Stated problem
Only the lines from the one containing "Emit a Python" through the one containing "plt.rcParams['font.family'] = ['Liberation" should be output, both ends included and exactly as they appear, minus any pictures.

Input records
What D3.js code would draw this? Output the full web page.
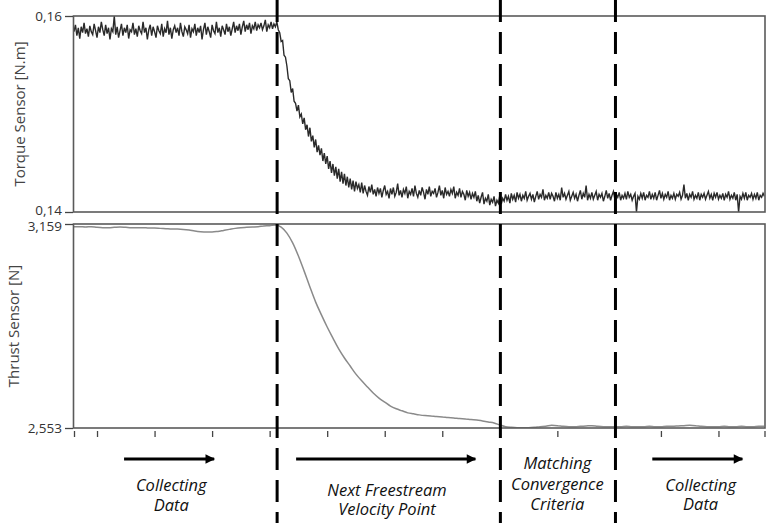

==

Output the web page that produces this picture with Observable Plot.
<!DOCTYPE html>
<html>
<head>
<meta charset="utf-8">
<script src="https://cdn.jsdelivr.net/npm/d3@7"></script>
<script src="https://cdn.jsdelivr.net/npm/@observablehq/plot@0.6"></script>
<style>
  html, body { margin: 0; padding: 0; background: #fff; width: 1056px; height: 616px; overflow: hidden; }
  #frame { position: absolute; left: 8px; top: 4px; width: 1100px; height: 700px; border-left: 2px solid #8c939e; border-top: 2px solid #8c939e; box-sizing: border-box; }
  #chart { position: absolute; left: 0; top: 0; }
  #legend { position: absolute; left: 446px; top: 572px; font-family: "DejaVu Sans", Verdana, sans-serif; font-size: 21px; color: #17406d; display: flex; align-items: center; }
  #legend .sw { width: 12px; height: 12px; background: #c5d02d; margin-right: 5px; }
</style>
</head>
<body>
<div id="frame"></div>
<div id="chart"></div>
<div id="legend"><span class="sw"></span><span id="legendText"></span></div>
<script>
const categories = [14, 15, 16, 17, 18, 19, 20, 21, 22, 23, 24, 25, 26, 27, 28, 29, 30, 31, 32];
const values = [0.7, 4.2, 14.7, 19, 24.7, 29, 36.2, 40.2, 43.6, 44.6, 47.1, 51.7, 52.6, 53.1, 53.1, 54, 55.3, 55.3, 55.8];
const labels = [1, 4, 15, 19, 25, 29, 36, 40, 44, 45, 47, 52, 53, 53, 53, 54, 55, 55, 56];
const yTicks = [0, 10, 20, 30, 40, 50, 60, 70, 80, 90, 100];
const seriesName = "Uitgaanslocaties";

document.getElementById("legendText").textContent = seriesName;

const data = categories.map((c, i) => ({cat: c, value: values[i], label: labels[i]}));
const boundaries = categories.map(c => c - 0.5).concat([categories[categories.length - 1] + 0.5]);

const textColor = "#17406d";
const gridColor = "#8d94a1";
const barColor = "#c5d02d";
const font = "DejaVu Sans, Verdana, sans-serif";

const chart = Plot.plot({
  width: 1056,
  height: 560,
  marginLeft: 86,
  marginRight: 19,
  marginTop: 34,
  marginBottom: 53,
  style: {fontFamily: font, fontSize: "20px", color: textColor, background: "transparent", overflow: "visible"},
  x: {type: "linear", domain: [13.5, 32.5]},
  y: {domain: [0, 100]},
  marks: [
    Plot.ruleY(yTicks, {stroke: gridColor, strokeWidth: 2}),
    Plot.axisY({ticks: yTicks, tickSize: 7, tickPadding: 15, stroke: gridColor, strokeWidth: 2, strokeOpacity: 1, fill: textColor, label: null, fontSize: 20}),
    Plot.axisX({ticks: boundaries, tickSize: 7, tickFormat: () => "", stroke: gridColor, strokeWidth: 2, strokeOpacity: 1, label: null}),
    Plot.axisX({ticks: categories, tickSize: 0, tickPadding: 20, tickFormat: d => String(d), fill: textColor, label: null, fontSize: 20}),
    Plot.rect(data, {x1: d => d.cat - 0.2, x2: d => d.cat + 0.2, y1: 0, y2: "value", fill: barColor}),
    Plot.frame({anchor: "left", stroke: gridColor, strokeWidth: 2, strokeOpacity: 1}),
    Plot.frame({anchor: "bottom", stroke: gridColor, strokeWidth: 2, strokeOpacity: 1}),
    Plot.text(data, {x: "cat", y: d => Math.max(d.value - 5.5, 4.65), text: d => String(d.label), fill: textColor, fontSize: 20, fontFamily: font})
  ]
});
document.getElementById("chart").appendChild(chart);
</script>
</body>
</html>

--

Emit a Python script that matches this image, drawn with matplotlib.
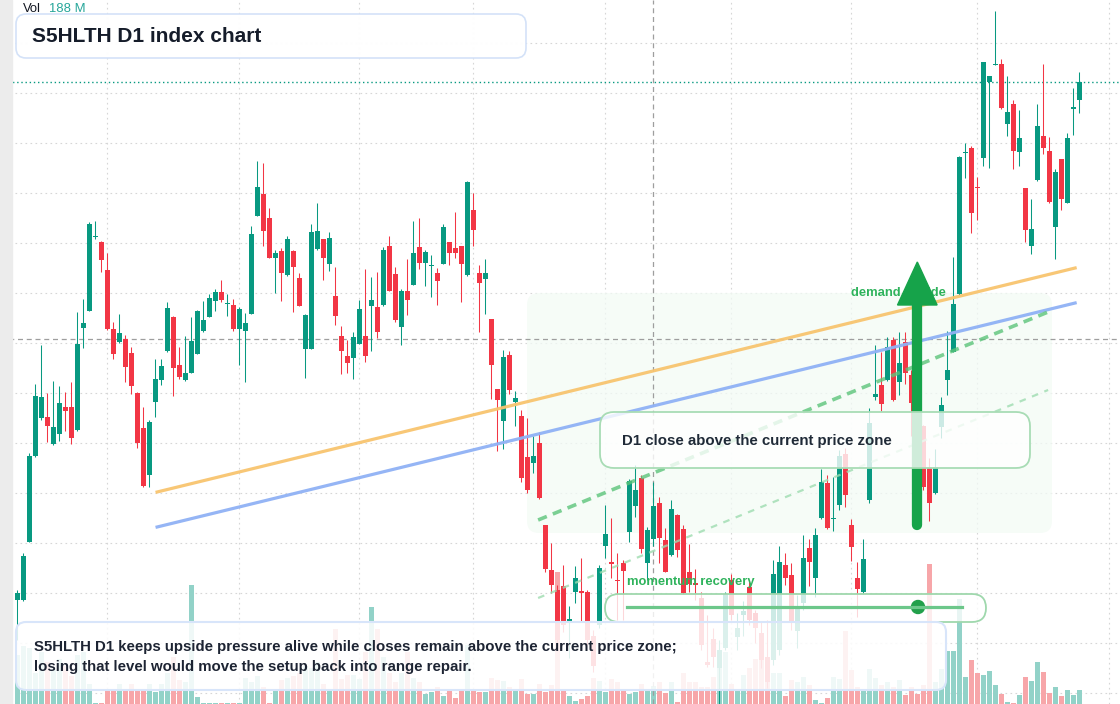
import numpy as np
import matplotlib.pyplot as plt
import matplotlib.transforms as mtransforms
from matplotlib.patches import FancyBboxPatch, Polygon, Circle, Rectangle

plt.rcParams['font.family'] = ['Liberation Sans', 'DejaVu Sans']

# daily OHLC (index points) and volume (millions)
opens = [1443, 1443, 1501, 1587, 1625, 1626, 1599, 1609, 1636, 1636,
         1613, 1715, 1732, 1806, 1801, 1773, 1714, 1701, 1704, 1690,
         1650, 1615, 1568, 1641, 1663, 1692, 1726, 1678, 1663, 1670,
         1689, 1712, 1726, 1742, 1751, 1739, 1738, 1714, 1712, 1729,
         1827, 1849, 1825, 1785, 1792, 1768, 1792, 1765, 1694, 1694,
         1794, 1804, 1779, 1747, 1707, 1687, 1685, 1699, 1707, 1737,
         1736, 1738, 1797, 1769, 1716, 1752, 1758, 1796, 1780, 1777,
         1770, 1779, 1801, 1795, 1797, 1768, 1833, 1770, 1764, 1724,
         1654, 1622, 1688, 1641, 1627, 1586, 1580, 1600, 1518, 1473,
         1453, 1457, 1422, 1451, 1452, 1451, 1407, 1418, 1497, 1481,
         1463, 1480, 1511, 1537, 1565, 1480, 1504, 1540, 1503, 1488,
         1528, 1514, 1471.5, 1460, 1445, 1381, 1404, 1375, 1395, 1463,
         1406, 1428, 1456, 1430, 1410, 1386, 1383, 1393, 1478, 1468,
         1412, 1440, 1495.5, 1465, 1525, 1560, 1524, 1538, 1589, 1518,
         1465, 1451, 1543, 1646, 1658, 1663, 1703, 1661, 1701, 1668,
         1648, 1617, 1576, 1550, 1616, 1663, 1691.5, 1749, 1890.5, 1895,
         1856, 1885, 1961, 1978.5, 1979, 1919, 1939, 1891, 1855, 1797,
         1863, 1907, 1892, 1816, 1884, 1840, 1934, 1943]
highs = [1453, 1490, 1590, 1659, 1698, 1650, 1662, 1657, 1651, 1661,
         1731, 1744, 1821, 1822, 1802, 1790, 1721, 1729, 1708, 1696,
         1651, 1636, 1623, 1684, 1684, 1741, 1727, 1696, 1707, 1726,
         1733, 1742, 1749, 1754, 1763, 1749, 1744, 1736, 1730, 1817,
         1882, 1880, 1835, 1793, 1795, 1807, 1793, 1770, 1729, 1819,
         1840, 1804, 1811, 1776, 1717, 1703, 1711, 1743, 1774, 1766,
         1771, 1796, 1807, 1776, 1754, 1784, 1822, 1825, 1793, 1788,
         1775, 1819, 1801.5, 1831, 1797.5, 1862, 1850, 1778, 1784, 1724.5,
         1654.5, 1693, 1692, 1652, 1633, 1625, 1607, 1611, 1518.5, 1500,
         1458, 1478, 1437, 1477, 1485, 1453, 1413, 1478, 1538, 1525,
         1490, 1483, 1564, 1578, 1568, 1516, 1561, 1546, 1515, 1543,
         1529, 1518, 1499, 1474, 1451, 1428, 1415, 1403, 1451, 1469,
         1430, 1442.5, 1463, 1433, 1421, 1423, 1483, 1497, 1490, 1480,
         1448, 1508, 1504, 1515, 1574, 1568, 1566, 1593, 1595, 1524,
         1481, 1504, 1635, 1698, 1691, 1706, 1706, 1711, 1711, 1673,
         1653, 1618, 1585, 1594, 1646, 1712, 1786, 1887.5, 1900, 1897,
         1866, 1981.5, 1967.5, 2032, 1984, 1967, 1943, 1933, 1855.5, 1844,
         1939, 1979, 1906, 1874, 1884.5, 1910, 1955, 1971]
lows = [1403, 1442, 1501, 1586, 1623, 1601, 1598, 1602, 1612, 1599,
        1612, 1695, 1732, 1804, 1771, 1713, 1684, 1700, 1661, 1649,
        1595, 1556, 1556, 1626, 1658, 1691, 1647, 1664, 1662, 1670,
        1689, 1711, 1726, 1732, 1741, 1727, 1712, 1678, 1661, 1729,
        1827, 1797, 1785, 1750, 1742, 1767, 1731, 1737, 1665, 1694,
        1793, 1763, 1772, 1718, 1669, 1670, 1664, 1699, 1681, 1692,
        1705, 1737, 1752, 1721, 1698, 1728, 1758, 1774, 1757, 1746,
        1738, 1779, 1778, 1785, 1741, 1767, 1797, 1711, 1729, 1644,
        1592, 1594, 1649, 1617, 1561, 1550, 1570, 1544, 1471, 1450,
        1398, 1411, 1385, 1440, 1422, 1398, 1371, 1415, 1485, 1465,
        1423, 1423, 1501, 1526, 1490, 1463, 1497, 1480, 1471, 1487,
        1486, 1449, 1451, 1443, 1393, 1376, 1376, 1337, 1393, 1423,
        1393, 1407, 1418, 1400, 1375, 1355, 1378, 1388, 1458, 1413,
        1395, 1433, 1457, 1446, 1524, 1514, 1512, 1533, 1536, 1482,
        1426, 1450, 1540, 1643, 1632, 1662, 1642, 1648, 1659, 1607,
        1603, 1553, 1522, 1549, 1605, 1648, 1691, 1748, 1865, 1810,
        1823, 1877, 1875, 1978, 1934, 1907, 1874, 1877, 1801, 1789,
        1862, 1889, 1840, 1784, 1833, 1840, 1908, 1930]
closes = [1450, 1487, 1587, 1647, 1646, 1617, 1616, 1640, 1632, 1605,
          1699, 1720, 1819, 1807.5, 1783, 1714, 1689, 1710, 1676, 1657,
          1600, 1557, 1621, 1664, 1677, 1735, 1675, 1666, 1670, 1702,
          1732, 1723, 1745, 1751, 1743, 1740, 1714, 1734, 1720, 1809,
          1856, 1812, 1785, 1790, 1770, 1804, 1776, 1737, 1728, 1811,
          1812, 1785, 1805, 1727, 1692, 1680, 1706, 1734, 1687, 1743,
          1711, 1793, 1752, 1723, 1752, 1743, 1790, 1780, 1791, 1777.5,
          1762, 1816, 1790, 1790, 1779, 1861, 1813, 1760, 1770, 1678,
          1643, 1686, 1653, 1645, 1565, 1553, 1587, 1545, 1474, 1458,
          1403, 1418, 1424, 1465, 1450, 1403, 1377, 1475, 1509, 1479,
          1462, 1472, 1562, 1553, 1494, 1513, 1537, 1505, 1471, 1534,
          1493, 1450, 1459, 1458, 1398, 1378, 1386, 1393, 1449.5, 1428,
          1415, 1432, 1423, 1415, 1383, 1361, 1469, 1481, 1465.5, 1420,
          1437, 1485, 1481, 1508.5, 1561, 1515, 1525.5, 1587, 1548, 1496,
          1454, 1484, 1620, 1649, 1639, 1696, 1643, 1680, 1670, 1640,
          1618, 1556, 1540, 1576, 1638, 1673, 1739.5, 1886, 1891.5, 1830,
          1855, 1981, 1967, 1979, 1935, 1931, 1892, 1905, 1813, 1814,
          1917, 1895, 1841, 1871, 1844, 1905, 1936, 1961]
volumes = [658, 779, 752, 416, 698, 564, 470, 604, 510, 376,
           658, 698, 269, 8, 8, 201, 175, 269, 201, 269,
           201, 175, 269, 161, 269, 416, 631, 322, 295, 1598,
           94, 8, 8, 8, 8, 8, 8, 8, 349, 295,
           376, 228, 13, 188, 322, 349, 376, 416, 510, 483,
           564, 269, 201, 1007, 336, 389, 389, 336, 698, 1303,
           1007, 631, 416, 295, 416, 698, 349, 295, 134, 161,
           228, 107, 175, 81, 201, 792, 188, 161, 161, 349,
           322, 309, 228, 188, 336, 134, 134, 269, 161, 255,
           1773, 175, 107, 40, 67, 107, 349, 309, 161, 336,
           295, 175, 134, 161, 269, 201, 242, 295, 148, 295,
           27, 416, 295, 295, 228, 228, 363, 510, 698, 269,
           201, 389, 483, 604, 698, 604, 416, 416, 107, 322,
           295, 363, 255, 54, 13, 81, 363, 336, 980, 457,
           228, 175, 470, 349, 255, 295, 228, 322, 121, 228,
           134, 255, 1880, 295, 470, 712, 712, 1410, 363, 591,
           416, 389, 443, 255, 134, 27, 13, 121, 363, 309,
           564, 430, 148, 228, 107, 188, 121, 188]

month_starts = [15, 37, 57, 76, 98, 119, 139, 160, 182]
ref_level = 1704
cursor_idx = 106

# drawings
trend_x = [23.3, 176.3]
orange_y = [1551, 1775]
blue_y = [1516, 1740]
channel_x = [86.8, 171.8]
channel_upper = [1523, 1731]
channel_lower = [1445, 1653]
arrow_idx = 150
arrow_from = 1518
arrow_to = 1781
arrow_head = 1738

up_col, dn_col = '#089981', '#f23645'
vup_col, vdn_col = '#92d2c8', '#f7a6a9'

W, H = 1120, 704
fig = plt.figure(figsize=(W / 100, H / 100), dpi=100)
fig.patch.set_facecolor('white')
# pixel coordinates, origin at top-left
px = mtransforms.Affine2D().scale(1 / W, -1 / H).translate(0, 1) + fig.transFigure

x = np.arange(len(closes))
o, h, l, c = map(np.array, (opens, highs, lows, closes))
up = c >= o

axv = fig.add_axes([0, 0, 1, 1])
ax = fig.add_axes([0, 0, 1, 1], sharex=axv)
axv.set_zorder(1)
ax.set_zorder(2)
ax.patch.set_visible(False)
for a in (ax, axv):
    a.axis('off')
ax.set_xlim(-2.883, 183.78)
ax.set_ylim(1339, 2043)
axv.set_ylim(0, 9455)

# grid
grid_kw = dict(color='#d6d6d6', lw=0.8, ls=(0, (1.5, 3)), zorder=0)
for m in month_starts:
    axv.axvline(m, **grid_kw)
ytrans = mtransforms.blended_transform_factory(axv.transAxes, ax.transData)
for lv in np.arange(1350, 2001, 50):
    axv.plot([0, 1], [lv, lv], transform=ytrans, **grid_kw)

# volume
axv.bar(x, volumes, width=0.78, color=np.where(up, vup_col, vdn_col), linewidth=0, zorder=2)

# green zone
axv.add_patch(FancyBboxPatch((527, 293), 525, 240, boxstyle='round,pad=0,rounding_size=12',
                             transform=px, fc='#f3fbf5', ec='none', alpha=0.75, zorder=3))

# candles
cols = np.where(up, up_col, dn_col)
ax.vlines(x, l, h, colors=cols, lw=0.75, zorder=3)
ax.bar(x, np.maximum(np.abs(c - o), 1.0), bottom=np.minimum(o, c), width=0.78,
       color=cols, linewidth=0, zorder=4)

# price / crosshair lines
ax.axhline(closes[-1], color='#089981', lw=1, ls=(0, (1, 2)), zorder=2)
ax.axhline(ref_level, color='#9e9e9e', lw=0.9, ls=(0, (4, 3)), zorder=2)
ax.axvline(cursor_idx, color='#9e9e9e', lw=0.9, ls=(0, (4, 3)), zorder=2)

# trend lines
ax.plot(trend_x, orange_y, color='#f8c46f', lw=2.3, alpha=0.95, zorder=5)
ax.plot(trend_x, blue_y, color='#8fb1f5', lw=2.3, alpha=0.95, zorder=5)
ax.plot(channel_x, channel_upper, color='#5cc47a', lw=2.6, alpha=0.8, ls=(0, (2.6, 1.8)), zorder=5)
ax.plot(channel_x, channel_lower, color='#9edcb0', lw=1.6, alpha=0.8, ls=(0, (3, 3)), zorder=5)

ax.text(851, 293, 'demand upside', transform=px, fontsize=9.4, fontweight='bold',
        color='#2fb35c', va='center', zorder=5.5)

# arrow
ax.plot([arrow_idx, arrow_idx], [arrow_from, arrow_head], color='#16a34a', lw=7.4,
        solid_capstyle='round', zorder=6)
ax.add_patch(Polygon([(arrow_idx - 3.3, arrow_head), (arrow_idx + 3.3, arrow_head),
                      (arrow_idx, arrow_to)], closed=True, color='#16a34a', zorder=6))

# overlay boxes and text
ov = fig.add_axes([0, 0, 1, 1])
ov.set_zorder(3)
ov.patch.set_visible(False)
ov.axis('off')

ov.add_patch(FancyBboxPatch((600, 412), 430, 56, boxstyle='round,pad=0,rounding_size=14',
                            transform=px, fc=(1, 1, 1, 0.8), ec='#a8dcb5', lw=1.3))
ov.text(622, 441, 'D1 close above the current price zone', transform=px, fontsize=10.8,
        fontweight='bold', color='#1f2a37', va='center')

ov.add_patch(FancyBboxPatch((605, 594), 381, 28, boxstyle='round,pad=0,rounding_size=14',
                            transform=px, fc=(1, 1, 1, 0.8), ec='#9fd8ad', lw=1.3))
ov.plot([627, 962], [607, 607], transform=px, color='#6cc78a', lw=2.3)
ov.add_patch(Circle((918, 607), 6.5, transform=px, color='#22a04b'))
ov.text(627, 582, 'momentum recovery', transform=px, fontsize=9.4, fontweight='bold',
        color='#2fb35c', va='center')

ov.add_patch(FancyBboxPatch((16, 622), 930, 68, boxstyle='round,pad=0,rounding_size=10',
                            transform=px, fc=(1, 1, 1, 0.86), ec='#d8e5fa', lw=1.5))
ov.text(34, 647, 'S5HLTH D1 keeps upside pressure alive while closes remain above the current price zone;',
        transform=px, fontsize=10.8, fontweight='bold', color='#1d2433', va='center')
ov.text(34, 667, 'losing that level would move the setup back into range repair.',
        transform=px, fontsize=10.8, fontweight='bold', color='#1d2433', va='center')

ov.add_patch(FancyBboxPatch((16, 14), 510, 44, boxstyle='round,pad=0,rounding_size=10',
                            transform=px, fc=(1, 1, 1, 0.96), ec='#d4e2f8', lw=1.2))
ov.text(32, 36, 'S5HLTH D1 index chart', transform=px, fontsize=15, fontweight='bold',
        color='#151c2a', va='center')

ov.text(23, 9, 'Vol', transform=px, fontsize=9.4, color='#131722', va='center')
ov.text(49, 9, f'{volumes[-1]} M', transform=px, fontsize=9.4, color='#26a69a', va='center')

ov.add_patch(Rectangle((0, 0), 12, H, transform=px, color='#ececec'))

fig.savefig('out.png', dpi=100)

Worked answer
Emit a Python script that matches this image, drawn with matplotlib.
import numpy as np
import matplotlib.pyplot as plt
import matplotlib.transforms as mtransforms
from matplotlib.patches import FancyBboxPatch, Polygon, Circle, Rectangle

plt.rcParams['font.family'] = ['Liberation Sans', 'DejaVu Sans']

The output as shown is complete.